Le CNRS signe sa première convention avec la Polynésie française
Toute première convention-cadre entre le CNRS et Polynésie française, le partenariat s’inscrit au sein d’une stratégie de rapprochement du CNRS avec les territoires. Il vient mettre en avant les potentiels apports de la recherche pour ce pays d’outre-mer français, et souligne l’importance pour les équipes françaises de cet unique terrain de recherche, notamment pour le réchauffement climatique et la biodiversité.
C’est sur l’île de Tahiti, qu’Antoine Petit, président-directeur général du CNRS et Édouard Fritch, Président de la Polynésie française ont signé ce jeudi 29 juillet la première convention-cadre entre le CNRS et le pays d’outre-mer. Une convention synonyme d’un partenariat renforcé.

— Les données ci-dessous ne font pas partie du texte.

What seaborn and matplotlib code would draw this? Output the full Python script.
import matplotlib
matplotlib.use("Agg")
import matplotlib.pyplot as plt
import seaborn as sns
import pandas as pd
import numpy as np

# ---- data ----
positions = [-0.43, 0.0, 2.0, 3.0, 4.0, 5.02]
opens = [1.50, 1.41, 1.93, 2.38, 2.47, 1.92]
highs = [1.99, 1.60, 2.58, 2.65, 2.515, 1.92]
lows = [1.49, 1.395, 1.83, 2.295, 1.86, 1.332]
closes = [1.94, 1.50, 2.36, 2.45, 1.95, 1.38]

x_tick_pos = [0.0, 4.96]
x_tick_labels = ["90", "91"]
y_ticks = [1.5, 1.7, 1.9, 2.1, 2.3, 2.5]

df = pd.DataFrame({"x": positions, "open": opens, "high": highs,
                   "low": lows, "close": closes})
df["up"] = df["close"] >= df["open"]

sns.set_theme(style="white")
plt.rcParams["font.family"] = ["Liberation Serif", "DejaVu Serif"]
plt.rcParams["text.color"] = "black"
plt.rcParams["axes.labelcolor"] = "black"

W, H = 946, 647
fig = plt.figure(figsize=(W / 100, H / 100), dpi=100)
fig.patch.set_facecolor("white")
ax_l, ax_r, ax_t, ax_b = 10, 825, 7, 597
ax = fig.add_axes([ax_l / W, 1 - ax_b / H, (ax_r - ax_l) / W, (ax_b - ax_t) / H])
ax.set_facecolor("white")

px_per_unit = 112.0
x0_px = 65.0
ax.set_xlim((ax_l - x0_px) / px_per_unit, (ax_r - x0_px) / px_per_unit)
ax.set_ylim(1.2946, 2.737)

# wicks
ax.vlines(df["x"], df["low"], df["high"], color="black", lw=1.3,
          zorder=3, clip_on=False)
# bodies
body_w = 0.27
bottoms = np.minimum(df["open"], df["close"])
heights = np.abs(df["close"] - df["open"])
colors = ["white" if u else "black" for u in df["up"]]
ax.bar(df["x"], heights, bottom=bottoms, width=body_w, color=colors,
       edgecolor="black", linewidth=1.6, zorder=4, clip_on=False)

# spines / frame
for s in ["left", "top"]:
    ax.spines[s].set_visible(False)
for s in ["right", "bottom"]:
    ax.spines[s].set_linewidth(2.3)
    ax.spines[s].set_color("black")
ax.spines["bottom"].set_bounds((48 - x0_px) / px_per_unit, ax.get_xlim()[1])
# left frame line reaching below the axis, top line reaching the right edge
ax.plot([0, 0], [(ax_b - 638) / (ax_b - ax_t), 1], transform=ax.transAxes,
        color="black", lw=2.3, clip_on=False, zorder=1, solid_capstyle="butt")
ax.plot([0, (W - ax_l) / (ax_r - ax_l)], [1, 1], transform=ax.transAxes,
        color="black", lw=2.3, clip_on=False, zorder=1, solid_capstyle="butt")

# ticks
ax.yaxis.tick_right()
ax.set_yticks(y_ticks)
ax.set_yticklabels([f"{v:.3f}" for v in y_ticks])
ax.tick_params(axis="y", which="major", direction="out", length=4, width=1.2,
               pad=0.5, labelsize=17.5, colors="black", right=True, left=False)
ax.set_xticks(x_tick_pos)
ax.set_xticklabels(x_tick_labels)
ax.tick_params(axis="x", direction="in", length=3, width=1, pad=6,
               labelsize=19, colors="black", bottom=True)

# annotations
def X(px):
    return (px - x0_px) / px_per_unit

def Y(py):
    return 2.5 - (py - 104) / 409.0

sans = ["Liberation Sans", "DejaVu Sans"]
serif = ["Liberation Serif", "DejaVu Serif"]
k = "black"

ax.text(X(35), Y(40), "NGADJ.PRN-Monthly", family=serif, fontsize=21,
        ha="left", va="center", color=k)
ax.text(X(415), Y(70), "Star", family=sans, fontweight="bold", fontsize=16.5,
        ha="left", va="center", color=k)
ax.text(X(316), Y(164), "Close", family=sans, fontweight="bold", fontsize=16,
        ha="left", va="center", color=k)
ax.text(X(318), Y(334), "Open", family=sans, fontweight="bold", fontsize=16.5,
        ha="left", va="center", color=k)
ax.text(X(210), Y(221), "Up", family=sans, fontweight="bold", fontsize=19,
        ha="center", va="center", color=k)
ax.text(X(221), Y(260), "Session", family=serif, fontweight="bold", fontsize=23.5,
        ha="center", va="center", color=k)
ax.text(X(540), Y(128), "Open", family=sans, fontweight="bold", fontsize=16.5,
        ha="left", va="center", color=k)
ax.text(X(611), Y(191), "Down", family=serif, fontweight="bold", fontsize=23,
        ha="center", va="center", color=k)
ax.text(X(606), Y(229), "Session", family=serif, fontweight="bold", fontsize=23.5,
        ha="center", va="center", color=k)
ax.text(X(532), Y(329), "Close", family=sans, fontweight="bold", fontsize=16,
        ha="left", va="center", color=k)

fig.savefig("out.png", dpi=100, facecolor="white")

Avec une population de 278 000 habitants, la Polynésie française est un territoire composé de 118 îles réparties sur 5,5 millions de km2, positionné au cœur de l’océan Pacifique1 et contribuant à faire de la France la première Zone Économique Exclusive au monde.

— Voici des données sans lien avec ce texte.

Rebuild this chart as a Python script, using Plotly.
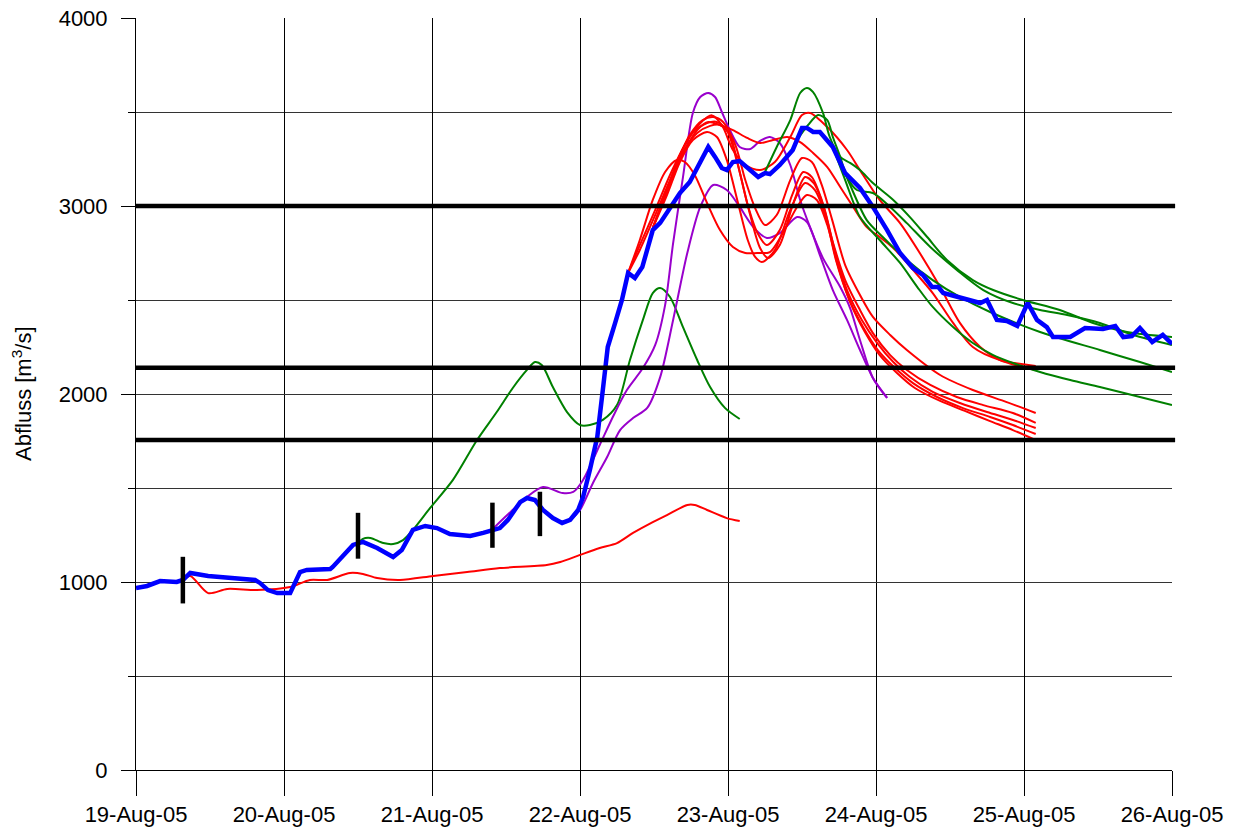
import pandas as pd
import plotly.graph_objects as go

BASE = pd.Timestamp("2005-08-19 00:00")

# Observed discharge (hours since 19-Aug-05 00:00, m3/s)
obs_h = [0.0, 1.8, 3.9, 6.6, 7.6, 8.8, 11.7, 13.6, 16.1, 19.3, 20.1, 21.4, 22.9, 25.0,
         26.6, 27.7, 31.5, 31.9, 35.2, 36.8, 39.1, 41.7, 43.1, 44.9, 46.9, 48.8, 50.9,
         54.2, 56.3, 57.7, 59.0, 60.3, 62.3, 63.4, 64.7, 66.0, 67.6, 69.1, 70.4, 71.7,
         72.5, 73.6, 74.8, 75.7, 76.5, 77.7, 78.8, 79.8, 80.9, 82.1, 83.8, 85.0, 86.6,
         88.2, 89.8, 91.5, 92.8, 93.9, 95.0, 95.8, 96.8, 97.9, 99.6, 100.9, 102.0, 102.8,
         104.4, 106.5, 108.0, 108.8, 109.8, 110.9, 113.0, 115.0, 117.4, 119.5, 121.8,
         123.9, 126.0, 127.6, 129.1, 130.1, 130.9, 133.1, 135.2, 136.9, 138.0, 139.6,
         141.2, 142.9, 144.6, 146.1, 147.7, 148.7, 151.5, 153.9, 156.8, 158.8, 160.1,
         161.5, 162.8, 164.8, 166.5, 168.0]
obs_q = [968, 979, 1005, 1000, 1011, 1048, 1032, 1027, 1016, 1011, 995, 957, 941, 941,
         1053, 1064, 1069, 1080, 1197, 1213, 1181, 1133, 1170, 1277, 1298, 1287, 1255,
         1245, 1261, 1277, 1287, 1330, 1425, 1447, 1436, 1383, 1340, 1314, 1330, 1383,
         1452, 1596, 1771, 2021, 2250, 2378, 2500, 2644, 2617, 2675, 2872, 2910, 2995,
         3069, 3128, 3229, 3314, 3261, 3202, 3191, 3234, 3239, 3191, 3154, 3175, 3170,
         3218, 3298, 3415, 3415, 3394, 3394, 3314, 3175, 3096, 2995, 2872,
         2750, 2670, 2633, 2569, 2569, 2537, 2516, 2500, 2484, 2500, 2394,
         2388, 2362, 2484, 2394, 2356, 2303, 2303, 2351, 2346, 2362, 2303,
         2308, 2351, 2277, 2314, 2266]

# Forecast issued 19-Aug morning
fc0_h = [7.6, 8.8, 11.7, 14.8, 19.6, 25.0, 28.2, 31.0, 34.7, 36.8, 39.1, 42.8, 48.2, 53.7,
         59.0, 66.6, 68.8, 72.0, 75.2, 78.0, 80.6, 83.8, 86.1, 89.4, 90.6, 92.6, 95.8, 97.9]
fc0_q = [1011, 1032, 941, 963, 957, 973, 1011, 1011, 1048, 1043, 1021, 1011, 1032, 1053,
         1074, 1090, 1106, 1144, 1181, 1207, 1261, 1319, 1356, 1410, 1410, 1383, 1340, 1324]

# Forecast issued 20-Aug midday
fc1_h = [35.8, 36.8, 38.0, 40.1, 41.7, 43.3, 44.9, 47.7, 51.4, 55.3, 58.5, 61.1, 63.4, 64.7,
         65.8, 67.6, 69.9, 72.0, 73.6, 75.7, 78.0, 80.1, 82.2, 83.8, 85.0, 86.6, 88.7,
         91.0, 93.1, 95.5, 97.9]
fc1_q = [1197, 1229, 1234, 1207, 1202, 1223, 1277, 1394, 1543, 1755, 1904, 2032, 2128, 2170,
         2154, 2037, 1904, 1835, 1835, 1862, 1941, 2181, 2394, 2537, 2564, 2516, 2356,
         2181, 2037, 1926, 1867]

# Forecasts issued 21-Aug
fc2_h = [57.7, 60.2, 63.4, 66.0, 69.2, 70.9, 72.5, 75.2, 77.4, 79.6, 82.2, 84.2, 85.8, 87.1,
         88.7, 90.3, 91.5, 92.8, 93.9, 95.0, 96.3, 97.9, 99.6, 101.2, 102.8, 104.4, 106.1,
         107.7, 109.3, 111.4, 114.2, 115.8, 117.4, 119.5, 121.8]
fc2_q = [1277, 1356, 1452, 1505, 1473, 1479, 1543, 1729, 1883, 2021, 2138, 2261, 2473, 2803,
         3154, 3495, 3580, 3601, 3580, 3500, 3404, 3314, 3303, 3346, 3367, 3335, 3218,
         3032, 2888, 2723, 2569, 2457, 2287, 2085, 1979]

fc3_h = [65.5, 67.6, 69.1, 70.4, 72.0, 74.1, 76.4, 78.5, 80.6, 82.9, 85.0, 87.1, 89.4, 91.5,
         93.6, 95.8, 97.9, 100.1, 102.3, 104.4, 107.2, 108.8, 110.9, 113.0, 115.3, 117.4,
         119.5, 121.8]
fc3_q = [1404, 1340, 1314, 1330, 1383, 1527, 1665, 1808, 1872, 1926, 2090, 2394, 2750, 2995,
         3112, 3085, 2995, 2888, 2830, 2856, 2941, 2915, 2739, 2553, 2394, 2234,
         2085, 1979]

# Ensemble issued 22-Aug
ens_h = [
    [79.8, 81.7, 83.8, 85.8, 87.7, 89.0, 90.6, 92.6, 94.7, 96.8, 98.8, 100.7, 102.8, 104.9,
     107.2, 108.8, 110.4, 112.1, 113.8, 115.8, 118.2, 120.6, 123.4, 126.3, 130.4, 134.4,
     138.5, 142.2, 145.9],
    [79.8, 81.7, 84.2, 86.6, 89.0, 91.0, 92.8, 94.7, 96.8, 99.1, 101.2, 103.3, 105.6, 107.7,
     109.8, 112.1, 114.2, 116.3, 118.5, 120.6, 122.8, 126.0, 129.2, 132.5, 135.7, 140.1, 145.9],
    [79.8, 81.7, 84.2, 86.6, 89.0, 91.5, 93.4, 95.0, 96.8, 98.8, 101.2, 103.6, 106.1, 108.0,
     109.3, 112.1, 115.3, 117.4, 120.6, 123.9, 127.1, 130.4, 133.6, 136.9, 140.1, 145.9],
    [83.8, 85.8, 87.9, 89.8, 91.9, 93.6, 95.2, 97.2, 98.8, 100.4, 102.0, 103.9, 106.1, 108.0,
     109.6, 111.2, 112.9, 115.0, 117.4, 119.5, 122.3, 125.0, 130.4, 135.7, 141.2, 145.9],
    [83.8, 86.1, 88.2, 90.3, 92.6, 94.2, 95.8, 97.6, 99.2, 100.7, 102.3, 104.4, 106.4, 108.2,
     109.6, 111.2, 112.9, 115.0, 117.4, 119.5, 122.3, 125.0, 128.8, 133.1, 137.4, 142.2, 145.9],
    [83.8, 86.3, 88.7, 91.0, 93.1, 94.7, 96.3, 97.9, 99.6, 101.2, 102.5, 104.4, 106.5, 108.5,
     109.9, 111.6, 113.2, 115.3, 117.7, 120.2, 122.8, 125.5, 129.2, 133.6, 138.0, 142.2, 145.9],
    [83.8, 86.1, 88.2, 90.3, 92.6, 94.2, 95.8, 97.5, 99.2, 100.4, 101.5, 103.6, 106.1, 108.5,
     110.1, 111.9, 113.5, 115.5, 117.9, 120.3, 123.1, 126.0, 129.9, 134.1, 138.5, 142.2, 145.9],
]
ens_q = [
    [2644, 2819, 3032, 3181, 3245, 3234, 3165, 3016, 2872, 2782, 2750, 2750, 2755, 2856,
     2995, 3058, 3032, 2899, 2686, 2489, 2330, 2207, 2112, 2032, 1963, 1910,
     1856, 1808, 1755],
    [2644, 2766, 2952, 3138, 3298, 3404, 3447, 3431, 3404, 3362, 3335, 3351, 3367, 3340,
     3282, 3207, 3101, 2995, 2888, 2835, 2777, 2660, 2537, 2378, 2250, 2181, 2149],
    [2644, 2792, 2979, 3165, 3324, 3440, 3482, 3431, 3298, 3218, 3191, 3234, 3367, 3484,
     3495, 3420, 3298, 3191, 3032, 2909, 2750, 2569, 2378, 2250, 2181, 2128],
    [2883, 3058, 3245, 3378, 3457, 3473, 3447, 3324, 3138, 2989, 2899, 2952, 3138, 3255,
     3234, 3112, 2925, 2686, 2527, 2410, 2314, 2234, 2101, 2021, 1957, 1899],
    [2883, 3085, 3271, 3394, 3441, 3447, 3404, 3218, 3005, 2862, 2792, 2872, 3058, 3181,
     3154, 3032, 2819, 2606, 2447, 2324, 2207, 2128, 2048, 1984, 1941, 1899, 1846],
    [2883, 3096, 3287, 3388, 3426, 3431, 3378, 3181, 2952, 2777, 2723, 2792, 3005, 3154,
     3122, 2989, 2777, 2553, 2394, 2271, 2170, 2090, 2011, 1952, 1904, 1862, 1819],
    [2883, 3058, 3234, 3351, 3394, 3367, 3245, 3032, 2819, 2729, 2702, 2766, 2979, 3122,
     3085, 2936, 2713, 2516, 2356, 2234, 2138, 2058, 1984, 1925, 1878, 1835, 1787],
]

# Forecasts issued 23-Aug
late_h = [
    [102.0, 103.9, 106.1, 107.7, 108.8, 109.8, 111.4, 112.5, 114.2, 115.8, 117.4, 119.5,
     122.8, 125.5, 128.3, 131.5, 135.7, 139.0, 143.8, 149.8, 155.2, 160.7, 168.0],
    [107.2, 109.0, 110.6, 112.1, 113.0, 114.2, 115.3, 116.9, 119.5, 122.3, 125.0, 128.8,
     133.1, 137.4, 142.2, 146.6, 151.0, 156.3, 161.7, 168.0],
    [113.8, 115.8, 118.5, 121.1, 125.0, 129.2, 133.6, 138.5, 146.6, 156.3, 162.8, 168.0],
    [113.0, 115.0, 117.4, 120.6, 123.9, 126.7, 129.2, 132.5, 135.7, 139.0, 142.2, 146.6,
     151.5, 156.3, 162.8, 168.0],
]
late_q = [
    [3181, 3314, 3457, 3601, 3628, 3606, 3495, 3367, 3261, 3229, 3191, 3122,
     3032, 2941, 2835, 2713, 2606, 2553, 2500, 2447, 2378, 2330, 2303],
    [3351, 3431, 3484, 3457, 3367, 3261, 3154, 3085, 3069, 2995, 2909, 2782,
     2660, 2553, 2484, 2447, 2420, 2378, 2314, 2261],
    [3271, 3112, 2925, 2835, 2713, 2606, 2516, 2436, 2330, 2234, 2170, 2117],
    [3314, 3138, 2941, 2819, 2697, 2569, 2463, 2356, 2271, 2207, 2165, 2117,
     2074, 2037, 1984, 1941],
]

# Forecast issue times (vertical bars) and their extent
issue_h = [7.6, 36.0, 57.8, 65.5]
issue_lo = [886, 1124, 1182, 1244]
issue_hi = [1134, 1368, 1422, 1480]

# Threshold levels
thresholds = [3000, 2140, 1755]

day_ticks = pd.date_range("2005-08-19", "2005-08-26", freq="D")


def to_time(hours):
    return BASE + pd.to_timedelta(hours, unit="h")


RED = "#FF0000"
GREEN = "#008000"
PURPLE = "#9900CC"
BLUE = "#0000FF"

fig = go.Figure()


def add_line(h, q, color, width=2.0, shape="spline"):
    fig.add_trace(go.Scatter(
        x=to_time(h), y=q, mode="lines",
        line=dict(color=color, width=width, shape=shape, smoothing=0.8),
        showlegend=False, hoverinfo="skip"))


add_line(fc0_h, fc0_q, RED)
add_line(fc1_h, fc1_q, GREEN)
add_line(fc2_h, fc2_q, PURPLE)
add_line(fc3_h, fc3_q, PURPLE)
for h, q in zip(ens_h, ens_q):
    add_line(h, q, RED)
for h, q in zip(late_h, late_q):
    add_line(h, q, GREEN)

# Observed hydrograph on top of the forecasts
add_line(obs_h, obs_q, BLUE, width=4.5, shape="linear")

# Issue-time bars
bx, by = [], []
for h, lo, hi in zip(issue_h, issue_lo, issue_hi):
    t = to_time([h])[0]
    bx += [t, t, None]
    by += [lo, hi, None]
fig.add_trace(go.Scatter(x=bx, y=by, mode="lines",
                         line=dict(color="black", width=4.5),
                         showlegend=False, hoverinfo="skip"))

for level in thresholds:
    fig.add_shape(type="line", xref="paper", x0=0, x1=1.003, yref="y",
                  y0=level, y1=level, line=dict(color="black", width=4.5),
                  layer="above")

FONT = "Liberation Sans, Arial, Helvetica, sans-serif"

fig.update_layout(
    width=1240, height=833,
    margin=dict(l=136, r=68, t=18, b=63, autoexpand=False),
    paper_bgcolor="white", plot_bgcolor="white",
    font=dict(family=FONT, size=22, color="black"),
    showlegend=False,
)

fig.update_xaxes(
    type="date",
    range=[day_ticks[0], day_ticks[-1]],
    tickvals=day_ticks,
    tickformat="%d-%b-%y",
    ticks="outside", ticklen=25, tickcolor="black", tickwidth=1,
    showgrid=True, gridcolor="black", gridwidth=1,
    showline=True, linecolor="black", linewidth=1,
    zeroline=False, automargin=False,
    tickfont=dict(size=22),
)

fig.update_yaxes(
    range=[0, 4000],
    tick0=0, dtick=1000,
    ticks="outside", ticklen=14, tickcolor="black", tickwidth=1,
    ticklabelstandoff=9,
    showgrid=True, gridcolor="#333333", gridwidth=1,
    minor=dict(dtick=500, tick0=0, ticks="outside", ticklen=7, tickcolor="black",
               showgrid=True, gridcolor="#333333", gridwidth=1),
    showline=True, linecolor="black", linewidth=1,
    zeroline=False, automargin=False,
    tickfont=dict(size=22),
)

fig.add_annotation(
    text="Abfluss [m<sup>3</sup>/s]",
    xref="paper", yref="paper", x=0, y=0.5,
    xanchor="center", yanchor="middle",
    xshift=-114, textangle=-90, showarrow=False,
    font=dict(size=22, family=FONT, color="black"),
)

fig.write_html("out.html")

Ce pays d’outre-mer, déjà victime importante des effets du changement climatique, a comme projet de société à l’horizon 2030, la refondation et la transformation de son modèle économique et social pour un développement durable et inclusif. « Consciente de l’adaptabilité et de la résilience de son vaste territoire et de sa population face aux changements et aux crises planétaires, la Polynésie française s’est résolument engagée dans des stratégies de développement sectoriel intégrant les transitions écologique, énergétique, économique, sociale et sociétale qui s’imposent en la matière », indique Tearii Alpha Vice-Président de la Polynésie française et Ministre délégué à la Recherche de la Polynésie française.
Au cœur de ses objectifs le développement de la transition énergétique vers des énergies renouvelables, la protection de la biodiversité, l’autonomie et la sécurité alimentaire de la population grâce aux circuits courts et aux ressources locales, les questions de santé, de culture ou encore d’accès au numérique.

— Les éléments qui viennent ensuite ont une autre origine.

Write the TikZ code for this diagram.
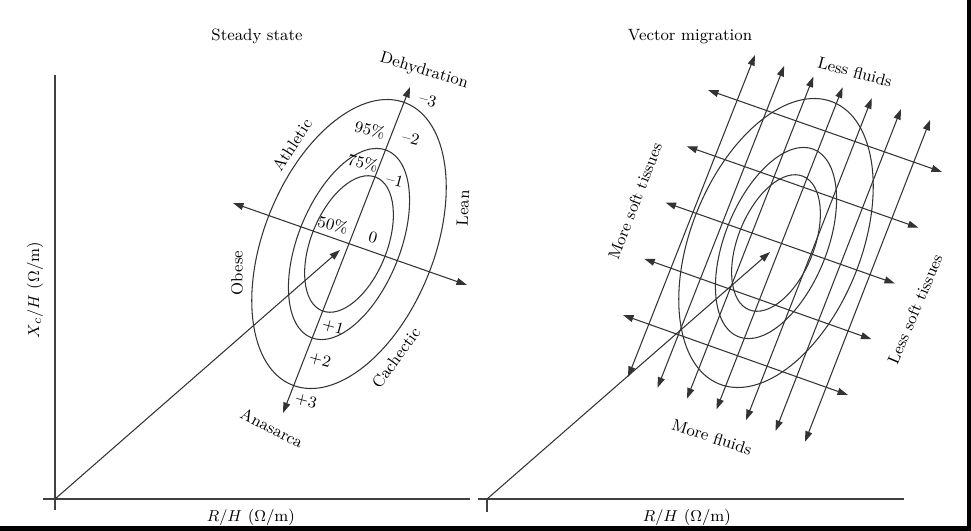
\documentclass[tikz,border=0pt]{standalone}
\usepackage{tikz}
\usetikzlibrary{arrows.meta,positioning,calc}

\begin{document}
\begin{tikzpicture}[
  x=0.02cm, y=-0.02cm,
  lbl/.style={font=\fontsize{9.3}{11}\selectfont, inner sep=0pt},
  num/.style={lbl, rotate=-15},
  axis/.style={draw, black!75, line width=0.6pt},
  ring/.style={draw, black!80, line width=0.6pt},
  arr/.style={draw, black!80, line width=0.6pt,
              -{Triangle[length=6pt,width=4pt]}},
  darr/.style={draw, black!80, line width=0.6pt,
               {Triangle[length=6pt,width=4pt]}-{Triangle[length=6pt,width=4pt]}}
]
\useasboundingbox (0,0) rectangle (971,531);
\fill[black] (967,0) rectangle (971,531);
\fill[black] (0,526) rectangle (971,531);

% axes
\coordinate (ytop) at (55,75);
\coordinate (ybot) at (55,510);
\coordinate (o1) at (55,499);
\coordinate (o2) at (487,499);
\draw[axis] (ytop) -- (ybot);
\draw[axis] (43,499) coordinate (xl1) -- (470,499) coordinate (xr1);
\draw[axis] (478,499) coordinate (xl2) -- (904,499) coordinate (xr2);
\draw[axis] (o2) -- ++(0,13) coordinate (tick2);

\node[lbl, rotate=90] (ylab) at (35,290) {$X_c/H$ ($\Omega$/m)};
\node[lbl] (xlab1) at (251,517) {$R/H$ ($\Omega$/m)};
\node[lbl] (xlab2) at (687,517) {$R/H$ ($\Omega$/m)};

% steady state
\node[lbl] (t1) at (257,36) {Steady state};
\coordinate (c1) at (349,244);
\draw[ring, rotate around={68:(c1)}] (c1) ellipse [x radius=152, y radius=85];
\draw[ring, rotate around={68:(c1)}] (c1) ellipse [x radius=101, y radius=51];
\draw[ring, rotate around={68:(c1)}] (c1) ellipse [x radius=72, y radius=38];

\coordinate (dehy) at (410,87);
\coordinate (anas) at (283,413);
\coordinate (obese) at (233,203);
\coordinate (lean) at (467,285);
\draw[darr] (anas) -- (dehy);
\draw[darr] (obese) -- (lean);
\draw[arr] (o1) -- (340,250) coordinate (v1);

\node[lbl, rotate=-17] (ldehy) at (424,71) {Dehydration};
\node[lbl, rotate=-27] (lanas) at (272,428) {Anasarca};
\node[lbl, rotate=57] (lath) at (292,145) {Athletic};
\node[lbl, rotate=87] (llean) at (463,208) {Lean};
\node[lbl, rotate=90] (lobese) at (237,273) {Obese};
\node[lbl, rotate=54] (lcach) at (396,358) {Cachectic};

\node[num] (m3) at (428,100) {--3};
\node[num] (m2) at (411,138) {--2};
\node[num] (m1) at (395,180) {--1};
\node[num] (z0) at (373,238) {0};
\node[num] (p1) at (333,327) {+1};
\node[num] (p2) at (320,360) {+2};
\node[num] (p3) at (306,401) {+3};
\node[num] (q95) at (370,130) {95\%};
\node[num] (q75) at (363,163) {75\%};
\node[num] (q50) at (333,225) {50\%};

% vector migration
\node[lbl] (t2) at (690,37) {Vector migration};
\coordinate (c2) at (776,243);
\draw[ring, rotate around={68:(c2)}] (c2) ellipse [x radius=152, y radius=85];
\draw[ring, rotate around={68:(c2)}] (c2) ellipse [x radius=101, y radius=51];
\draw[ring, rotate around={68:(c2)}] (c2) ellipse [x radius=72, y radius=38];

\foreach \i in {0,...,6} {
  \coordinate (lo\i) at ({628+29.5*\i},{377+10.8*\i});
  \coordinate (up\i) at ({755+29.2*\i},{55+10.8*\i});
  \draw[darr] (lo\i) -- (up\i);
}
\foreach \j in {0,...,4} {
  \coordinate (le\j) at ({708-21.25*\j},{90+56.25*\j});
  \coordinate (ri\j) at ({942-23.5*\j},{172+55.75*\j});
  \draw[darr] (le\j) -- (ri\j);
}
\draw[arr] (o2) -- (770,252) coordinate (v2);

\node[lbl, rotate=-15] (lless) at (855,72) {Less fluids};
\node[lbl, rotate=-18] (lmore) at (712,437) {More fluids};
\node[lbl, rotate=69] (lmst) at (635,201) {More soft tissues};
\node[lbl, rotate=67] (llst) at (915,309) {Less soft tissues};
\end{tikzpicture}
\end{document}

Autant d’enjeux que la recherche scientifique et le CNRS pourront aider à soutenir et développer. Antoine Petit qui a accueilli le 27 juillet au Centre de recherches insulaires et Observatoire de l’Environnement2 (CRIOBE), le Président de la République, Emmanuel Macron, en visite officielle en Polynésie française, indique à ce sujet que « la Polynésie française est un territoire avec d’importants enjeux environnementaux, socio-économiques, culturels et géopolitiques. Le rôle du CNRS, et de la recherche, est de permettre une compréhension fine de ces enjeux et d’aider à apporter des solutions, via notamment une approche scientifique résolument pluridisciplinaire et le développement de technologies innovantes ».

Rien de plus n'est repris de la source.